» What needs to be done
Take the lines from the head of the listing through the one bearing "west,inner sep=0pt] (bgtext)" and copy them exactly, leaving every picture out.

» Data lines
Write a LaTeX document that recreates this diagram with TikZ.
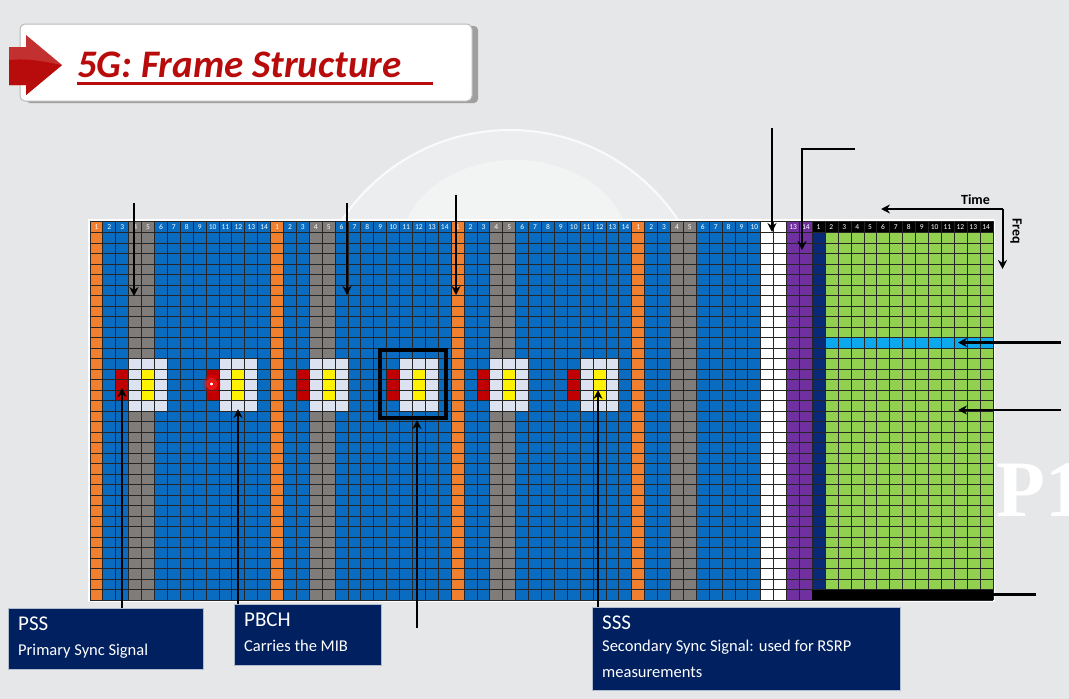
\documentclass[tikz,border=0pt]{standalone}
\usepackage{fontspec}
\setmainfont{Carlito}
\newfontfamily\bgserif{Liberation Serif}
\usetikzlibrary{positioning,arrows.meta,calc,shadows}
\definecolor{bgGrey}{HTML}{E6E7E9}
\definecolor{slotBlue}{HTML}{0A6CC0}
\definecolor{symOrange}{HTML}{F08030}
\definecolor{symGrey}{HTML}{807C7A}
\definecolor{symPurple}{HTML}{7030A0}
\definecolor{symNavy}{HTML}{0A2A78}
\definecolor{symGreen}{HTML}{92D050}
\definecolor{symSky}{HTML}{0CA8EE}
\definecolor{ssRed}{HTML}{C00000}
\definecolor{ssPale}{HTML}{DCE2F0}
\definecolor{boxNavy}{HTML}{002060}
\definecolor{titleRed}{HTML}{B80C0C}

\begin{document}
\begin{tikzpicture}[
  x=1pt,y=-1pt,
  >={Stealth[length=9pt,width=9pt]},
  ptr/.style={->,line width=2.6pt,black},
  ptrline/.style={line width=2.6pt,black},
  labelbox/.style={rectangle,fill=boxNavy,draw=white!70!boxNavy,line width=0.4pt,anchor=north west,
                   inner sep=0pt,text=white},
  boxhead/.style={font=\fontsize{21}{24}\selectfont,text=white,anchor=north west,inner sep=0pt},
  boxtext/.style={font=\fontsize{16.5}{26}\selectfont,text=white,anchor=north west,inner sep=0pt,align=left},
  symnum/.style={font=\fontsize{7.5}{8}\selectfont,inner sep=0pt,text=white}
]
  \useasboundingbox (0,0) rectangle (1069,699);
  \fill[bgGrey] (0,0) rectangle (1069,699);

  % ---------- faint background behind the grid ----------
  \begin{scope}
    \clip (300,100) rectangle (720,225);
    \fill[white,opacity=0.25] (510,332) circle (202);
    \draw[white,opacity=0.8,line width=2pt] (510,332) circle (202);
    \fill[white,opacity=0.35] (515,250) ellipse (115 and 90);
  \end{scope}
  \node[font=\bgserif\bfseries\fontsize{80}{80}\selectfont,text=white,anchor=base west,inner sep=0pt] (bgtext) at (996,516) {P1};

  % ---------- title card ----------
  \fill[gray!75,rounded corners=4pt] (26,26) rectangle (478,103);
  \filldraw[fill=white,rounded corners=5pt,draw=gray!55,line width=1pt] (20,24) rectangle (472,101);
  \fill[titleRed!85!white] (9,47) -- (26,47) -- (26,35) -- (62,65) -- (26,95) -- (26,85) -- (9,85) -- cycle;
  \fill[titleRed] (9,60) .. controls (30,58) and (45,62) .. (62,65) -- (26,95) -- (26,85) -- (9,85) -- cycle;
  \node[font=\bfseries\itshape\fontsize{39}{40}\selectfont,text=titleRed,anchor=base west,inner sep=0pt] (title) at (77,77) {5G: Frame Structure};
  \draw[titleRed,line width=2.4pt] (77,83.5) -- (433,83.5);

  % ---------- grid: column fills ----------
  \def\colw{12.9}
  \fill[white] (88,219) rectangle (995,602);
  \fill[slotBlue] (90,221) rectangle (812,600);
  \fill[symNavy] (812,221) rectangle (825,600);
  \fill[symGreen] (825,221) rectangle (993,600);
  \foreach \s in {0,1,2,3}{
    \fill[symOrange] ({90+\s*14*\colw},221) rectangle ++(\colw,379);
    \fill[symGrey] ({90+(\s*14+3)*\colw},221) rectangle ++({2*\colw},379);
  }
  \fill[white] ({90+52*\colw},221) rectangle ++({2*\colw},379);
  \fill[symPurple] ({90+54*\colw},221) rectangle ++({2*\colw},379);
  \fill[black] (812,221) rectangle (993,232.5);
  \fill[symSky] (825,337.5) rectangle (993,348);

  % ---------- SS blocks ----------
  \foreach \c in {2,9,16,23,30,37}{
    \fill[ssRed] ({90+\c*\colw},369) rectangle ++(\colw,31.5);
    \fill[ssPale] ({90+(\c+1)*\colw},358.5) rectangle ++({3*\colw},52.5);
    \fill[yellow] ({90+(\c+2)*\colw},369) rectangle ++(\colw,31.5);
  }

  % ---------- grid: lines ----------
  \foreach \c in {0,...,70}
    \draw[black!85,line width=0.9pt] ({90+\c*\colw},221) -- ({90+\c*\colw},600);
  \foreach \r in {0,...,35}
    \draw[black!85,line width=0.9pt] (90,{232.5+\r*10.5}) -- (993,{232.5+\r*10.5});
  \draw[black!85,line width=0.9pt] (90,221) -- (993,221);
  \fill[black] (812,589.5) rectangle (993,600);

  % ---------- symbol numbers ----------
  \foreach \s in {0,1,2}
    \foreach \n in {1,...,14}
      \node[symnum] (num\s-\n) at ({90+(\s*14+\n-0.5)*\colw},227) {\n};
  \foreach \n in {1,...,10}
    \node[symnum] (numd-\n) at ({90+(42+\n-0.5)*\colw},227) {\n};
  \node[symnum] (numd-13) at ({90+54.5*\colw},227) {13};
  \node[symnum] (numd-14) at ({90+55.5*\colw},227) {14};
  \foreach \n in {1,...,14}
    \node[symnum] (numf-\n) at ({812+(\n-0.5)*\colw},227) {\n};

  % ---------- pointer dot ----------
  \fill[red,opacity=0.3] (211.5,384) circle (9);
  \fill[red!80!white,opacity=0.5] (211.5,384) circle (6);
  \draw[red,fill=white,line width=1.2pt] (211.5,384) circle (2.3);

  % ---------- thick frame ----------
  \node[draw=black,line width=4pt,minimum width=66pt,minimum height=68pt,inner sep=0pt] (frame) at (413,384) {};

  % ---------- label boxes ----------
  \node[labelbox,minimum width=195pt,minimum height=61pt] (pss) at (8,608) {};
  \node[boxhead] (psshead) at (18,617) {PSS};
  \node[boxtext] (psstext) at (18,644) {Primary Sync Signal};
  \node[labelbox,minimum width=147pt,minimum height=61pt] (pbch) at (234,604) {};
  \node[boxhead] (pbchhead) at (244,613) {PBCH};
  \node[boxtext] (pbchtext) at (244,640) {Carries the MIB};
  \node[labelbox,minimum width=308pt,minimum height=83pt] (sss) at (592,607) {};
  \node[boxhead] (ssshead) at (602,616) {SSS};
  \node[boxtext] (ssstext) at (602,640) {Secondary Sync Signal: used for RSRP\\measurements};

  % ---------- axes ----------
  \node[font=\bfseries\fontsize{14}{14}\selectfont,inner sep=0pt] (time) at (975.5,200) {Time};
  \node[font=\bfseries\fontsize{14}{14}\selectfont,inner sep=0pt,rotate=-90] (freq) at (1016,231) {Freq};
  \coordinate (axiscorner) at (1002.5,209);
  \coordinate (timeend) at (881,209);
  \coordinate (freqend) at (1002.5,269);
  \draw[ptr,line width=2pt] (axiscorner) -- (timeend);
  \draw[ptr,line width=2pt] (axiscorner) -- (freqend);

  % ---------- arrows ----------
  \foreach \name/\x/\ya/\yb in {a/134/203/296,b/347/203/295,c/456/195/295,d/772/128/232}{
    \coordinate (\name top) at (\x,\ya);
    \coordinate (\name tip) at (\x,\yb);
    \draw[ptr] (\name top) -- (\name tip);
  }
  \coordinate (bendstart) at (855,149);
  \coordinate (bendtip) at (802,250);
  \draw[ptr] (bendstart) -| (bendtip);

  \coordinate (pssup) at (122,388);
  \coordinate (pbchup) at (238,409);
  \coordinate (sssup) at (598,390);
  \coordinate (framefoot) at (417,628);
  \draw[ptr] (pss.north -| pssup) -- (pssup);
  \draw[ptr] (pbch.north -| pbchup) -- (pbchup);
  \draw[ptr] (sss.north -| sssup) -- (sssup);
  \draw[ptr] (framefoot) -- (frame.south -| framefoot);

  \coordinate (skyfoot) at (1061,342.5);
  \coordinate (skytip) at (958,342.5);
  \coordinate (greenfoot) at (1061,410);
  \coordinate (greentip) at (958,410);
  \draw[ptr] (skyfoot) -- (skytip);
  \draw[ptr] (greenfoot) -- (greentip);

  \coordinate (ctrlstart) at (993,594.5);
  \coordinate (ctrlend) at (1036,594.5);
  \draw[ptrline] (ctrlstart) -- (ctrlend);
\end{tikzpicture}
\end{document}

» The output
Write a LaTeX document that recreates this diagram with TikZ.
\documentclass[tikz,border=0pt]{standalone}
\usepackage{fontspec}
\setmainfont{Carlito}
\newfontfamily\bgserif{Liberation Serif}
\usetikzlibrary{positioning,arrows.meta,calc,shadows}
\definecolor{bgGrey}{HTML}{E6E7E9}
\definecolor{slotBlue}{HTML}{0A6CC0}
\definecolor{symOrange}{HTML}{F08030}
\definecolor{symGrey}{HTML}{807C7A}
\definecolor{symPurple}{HTML}{7030A0}
\definecolor{symNavy}{HTML}{0A2A78}
\definecolor{symGreen}{HTML}{92D050}
\definecolor{symSky}{HTML}{0CA8EE}
\definecolor{ssRed}{HTML}{C00000}
\definecolor{ssPale}{HTML}{DCE2F0}
\definecolor{boxNavy}{HTML}{002060}
\definecolor{titleRed}{HTML}{B80C0C}

\begin{document}
\begin{tikzpicture}[
  x=1pt,y=-1pt,
  >={Stealth[length=9pt,width=9pt]},
  ptr/.style={->,line width=2.6pt,black},
  ptrline/.style={line width=2.6pt,black},
  labelbox/.style={rectangle,fill=boxNavy,draw=white!70!boxNavy,line width=0.4pt,anchor=north west,
                   inner sep=0pt,text=white},
  boxhead/.style={font=\fontsize{21}{24}\selectfont,text=white,anchor=north west,inner sep=0pt},
  boxtext/.style={font=\fontsize{16.5}{26}\selectfont,text=white,anchor=north west,inner sep=0pt,align=left},
  symnum/.style={font=\fontsize{7.5}{8}\selectfont,inner sep=0pt,text=white}
]
  \useasboundingbox (0,0) rectangle (1069,699);
  \fill[bgGrey] (0,0) rectangle (1069,699);

  % ---------- faint background behind the grid ----------
  \begin{scope}
    \clip (300,100) rectangle (720,225);
    \fill[white,opacity=0.25] (510,332) circle (202);
    \draw[white,opacity=0.8,line width=2pt] (510,332) circle (202);
    \fill[white,opacity=0.35] (515,250) ellipse (115 and 90);
  \end{scope}
  \node[font=\bgserif\bfseries\fontsize{80}{80}\selectfont,text=white,anchor=base west,inner sep=0pt] (bgtext) at (996,516) {P1};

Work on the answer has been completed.